STATED PROBLEM
Omit any picture, and return the remaining data exactly as written.

PROVIDED MATERIAL
▬▬▬

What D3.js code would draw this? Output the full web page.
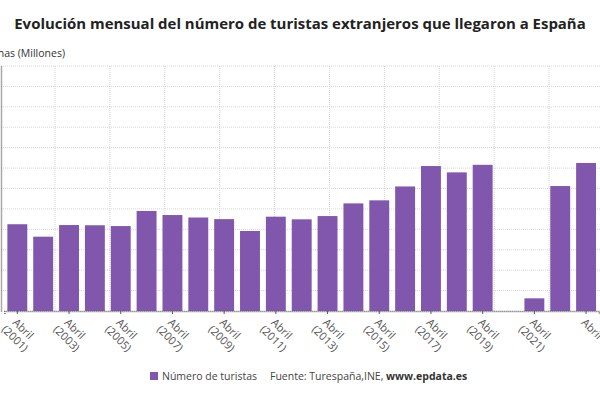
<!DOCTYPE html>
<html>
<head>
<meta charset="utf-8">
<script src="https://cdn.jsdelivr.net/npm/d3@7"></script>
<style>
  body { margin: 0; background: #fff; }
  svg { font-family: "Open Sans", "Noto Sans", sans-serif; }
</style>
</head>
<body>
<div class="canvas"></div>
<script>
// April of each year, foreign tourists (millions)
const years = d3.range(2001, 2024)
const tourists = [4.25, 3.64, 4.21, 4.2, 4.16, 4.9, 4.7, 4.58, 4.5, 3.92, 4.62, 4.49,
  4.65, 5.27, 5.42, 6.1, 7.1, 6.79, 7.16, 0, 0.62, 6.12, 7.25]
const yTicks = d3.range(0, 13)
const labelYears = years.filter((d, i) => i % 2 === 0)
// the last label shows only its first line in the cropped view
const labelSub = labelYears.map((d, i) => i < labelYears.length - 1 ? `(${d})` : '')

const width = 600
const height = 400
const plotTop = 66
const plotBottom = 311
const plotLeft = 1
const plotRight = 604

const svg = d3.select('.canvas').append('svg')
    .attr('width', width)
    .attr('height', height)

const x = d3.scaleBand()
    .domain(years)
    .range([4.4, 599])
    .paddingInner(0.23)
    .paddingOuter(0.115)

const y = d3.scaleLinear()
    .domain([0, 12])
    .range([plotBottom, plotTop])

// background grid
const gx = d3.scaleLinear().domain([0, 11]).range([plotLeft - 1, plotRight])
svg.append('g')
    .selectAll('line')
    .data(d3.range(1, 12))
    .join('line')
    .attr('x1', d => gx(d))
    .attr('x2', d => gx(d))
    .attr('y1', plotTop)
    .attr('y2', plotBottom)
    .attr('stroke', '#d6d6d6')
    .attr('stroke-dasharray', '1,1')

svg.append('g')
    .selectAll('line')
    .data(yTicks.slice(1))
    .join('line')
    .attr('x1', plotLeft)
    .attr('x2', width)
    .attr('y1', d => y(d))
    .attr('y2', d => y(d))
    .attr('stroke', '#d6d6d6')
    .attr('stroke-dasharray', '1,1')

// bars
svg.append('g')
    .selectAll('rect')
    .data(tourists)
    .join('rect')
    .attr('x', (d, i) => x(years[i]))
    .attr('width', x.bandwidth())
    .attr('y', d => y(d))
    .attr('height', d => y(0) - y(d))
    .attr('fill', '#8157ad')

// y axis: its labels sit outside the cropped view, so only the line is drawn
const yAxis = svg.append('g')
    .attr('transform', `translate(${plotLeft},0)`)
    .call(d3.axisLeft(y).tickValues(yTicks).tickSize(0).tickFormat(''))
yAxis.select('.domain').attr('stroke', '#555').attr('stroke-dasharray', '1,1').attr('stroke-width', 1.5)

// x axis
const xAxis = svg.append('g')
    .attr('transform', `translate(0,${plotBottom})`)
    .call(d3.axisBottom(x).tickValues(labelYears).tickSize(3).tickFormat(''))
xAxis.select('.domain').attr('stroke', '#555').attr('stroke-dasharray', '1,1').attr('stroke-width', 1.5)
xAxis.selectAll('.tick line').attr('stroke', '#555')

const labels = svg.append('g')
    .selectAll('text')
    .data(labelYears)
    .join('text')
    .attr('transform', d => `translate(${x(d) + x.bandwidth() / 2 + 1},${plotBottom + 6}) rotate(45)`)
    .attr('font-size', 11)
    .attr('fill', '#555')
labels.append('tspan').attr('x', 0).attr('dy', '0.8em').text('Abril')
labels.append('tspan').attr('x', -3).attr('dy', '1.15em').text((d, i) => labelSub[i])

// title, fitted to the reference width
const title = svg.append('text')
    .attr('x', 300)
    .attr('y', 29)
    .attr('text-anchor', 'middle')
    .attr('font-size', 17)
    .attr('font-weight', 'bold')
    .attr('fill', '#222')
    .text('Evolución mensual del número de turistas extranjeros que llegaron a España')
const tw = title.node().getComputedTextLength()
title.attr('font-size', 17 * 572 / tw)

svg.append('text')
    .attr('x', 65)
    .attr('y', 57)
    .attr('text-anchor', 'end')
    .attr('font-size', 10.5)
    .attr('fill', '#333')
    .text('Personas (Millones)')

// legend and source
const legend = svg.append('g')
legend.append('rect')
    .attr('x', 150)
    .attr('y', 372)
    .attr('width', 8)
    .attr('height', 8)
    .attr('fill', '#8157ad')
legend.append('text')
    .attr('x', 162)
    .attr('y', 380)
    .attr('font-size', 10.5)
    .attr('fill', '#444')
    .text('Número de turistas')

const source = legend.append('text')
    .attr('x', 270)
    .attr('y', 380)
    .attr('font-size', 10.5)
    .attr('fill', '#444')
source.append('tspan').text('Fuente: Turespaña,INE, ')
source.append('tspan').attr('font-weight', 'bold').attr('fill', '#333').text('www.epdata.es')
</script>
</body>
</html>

▬▬▬

TASK RESPONSE
What D3.js code would draw this? Output the full web page.
<!DOCTYPE html>
<html>
<head>
<meta charset="utf-8">
<script src="https://cdn.jsdelivr.net/npm/d3@7"></script>
<style>
  body { margin: 0; background: #fff; }
  svg { font-family: "Open Sans", "Noto Sans", sans-serif; }
</style>
</head>
<body>
<div class="canvas"></div>
<script>
// April of each year, foreign tourists (millions)
const years = d3.range(2001, 2024)
const tourists = [4.25, 3.64, 4.21, 4.2, 4.16, 4.9, 4.7, 4.58, 4.5, 3.92, 4.62, 4.49,
  4.65, 5.27, 5.42, 6.1, 7.1, 6.79, 7.16, 0, 0.62, 6.12, 7.25]
const yTicks = d3.range(0, 13)
const labelYears = years.filter((d, i) => i % 2 === 0)
// the last label shows only its first line in the cropped view
const labelSub = labelYears.map((d, i) => i < labelYears.length - 1 ? `(${d})` : '')

const width = 600
const height = 400
const plotTop = 66
const plotBottom = 311
const plotLeft = 1
const plotRight = 604

const svg = d3.select('.canvas').append('svg')
    .attr('width', width)
    .attr('height', height)

const x = d3.scaleBand()
    .domain(years)
    .range([4.4, 599])
    .paddingInner(0.23)
    .paddingOuter(0.115)

const y = d3.scaleLinear()
    .domain([0, 12])
    .range([plotBottom, plotTop])

// background grid
const gx = d3.scaleLinear().domain([0, 11]).range([plotLeft - 1, plotRight])
svg.append('g')
    .selectAll('line')
    .data(d3.range(1, 12))
    .join('line')
    .attr('x1', d => gx(d))
    .attr('x2', d => gx(d))
    .attr('y1', plotTop)
    .attr('y2', plotBottom)
    .attr('stroke', '#d6d6d6')
    .attr('stroke-dasharray', '1,1')

svg.append('g')
    .selectAll('line')
    .data(yTicks.slice(1))
    .join('line')
    .attr('x1', plotLeft)
    .attr('x2', width)
    .attr('y1', d => y(d))
    .attr('y2', d => y(d))
    .attr('stroke', '#d6d6d6')
    .attr('stroke-dasharray', '1,1')

// bars
svg.append('g')
    .selectAll('rect')
    .data(tourists)
    .join('rect')
    .attr('x', (d, i) => x(years[i]))
    .attr('width', x.bandwidth())
    .attr('y', d => y(d))
    .attr('height', d => y(0) - y(d))
    .attr('fill', '#8157ad')

// y axis: its labels sit outside the cropped view, so only the line is drawn
const yAxis = svg.append('g')
    .attr('transform', `translate(${plotLeft},0)`)
    .call(d3.axisLeft(y).tickValues(yTicks).tickSize(0).tickFormat(''))
yAxis.select('.domain').attr('stroke', '#555').attr('stroke-dasharray', '1,1').attr('stroke-width', 1.5)

// x axis
const xAxis = svg.append('g')
    .attr('transform', `translate(0,${plotBottom})`)
    .call(d3.axisBottom(x).tickValues(labelYears).tickSize(3).tickFormat(''))
xAxis.select('.domain').attr('stroke', '#555').attr('stroke-dasharray', '1,1').attr('stroke-width', 1.5)
xAxis.selectAll('.tick line').attr('stroke', '#555')

const labels = svg.append('g')
    .selectAll('text')
    .data(labelYears)
    .join('text')
    .attr('transform', d => `translate(${x(d) + x.bandwidth() / 2 + 1},${plotBottom + 6}) rotate(45)`)
    .attr('font-size', 11)
    .attr('fill', '#555')
labels.append('tspan').attr('x', 0).attr('dy', '0.8em').text('Abril')
labels.append('tspan').attr('x', -3).attr('dy', '1.15em').text((d, i) => labelSub[i])

// title, fitted to the reference width
const title = svg.append('text')
    .attr('x', 300)
    .attr('y', 29)
    .attr('text-anchor', 'middle')
    .attr('font-size', 17)
    .attr('font-weight', 'bold')
    .attr('fill', '#222')
    .text('Evolución mensual del número de turistas extranjeros que llegaron a España')
const tw = title.node().getComputedTextLength()
title.attr('font-size', 17 * 572 / tw)

svg.append('text')
    .attr('x', 65)
    .attr('y', 57)
    .attr('text-anchor', 'end')
    .attr('font-size', 10.5)
    .attr('fill', '#333')
    .text('Personas (Millones)')

// legend and source
const legend = svg.append('g')
legend.append('rect')
    .attr('x', 150)
    .attr('y', 372)
    .attr('width', 8)
    .attr('height', 8)
    .attr('fill', '#8157ad')
legend.append('text')
    .attr('x', 162)
    .attr('y', 380)
    .attr('font-size', 10.5)
    .attr('fill', '#444')
    .text('Número de turistas')

const source = legend.append('text')
    .attr('x', 270)
    .attr('y', 380)
    .attr('font-size', 10.5)
    .attr('fill', '#444')
source.append('tspan').text('Fuente: Turespaña,INE, ')
source.append('tspan').attr('font-weight', 'bold').attr('fill', '#333').text('www.epdata.es')
</script>
</body>
</html>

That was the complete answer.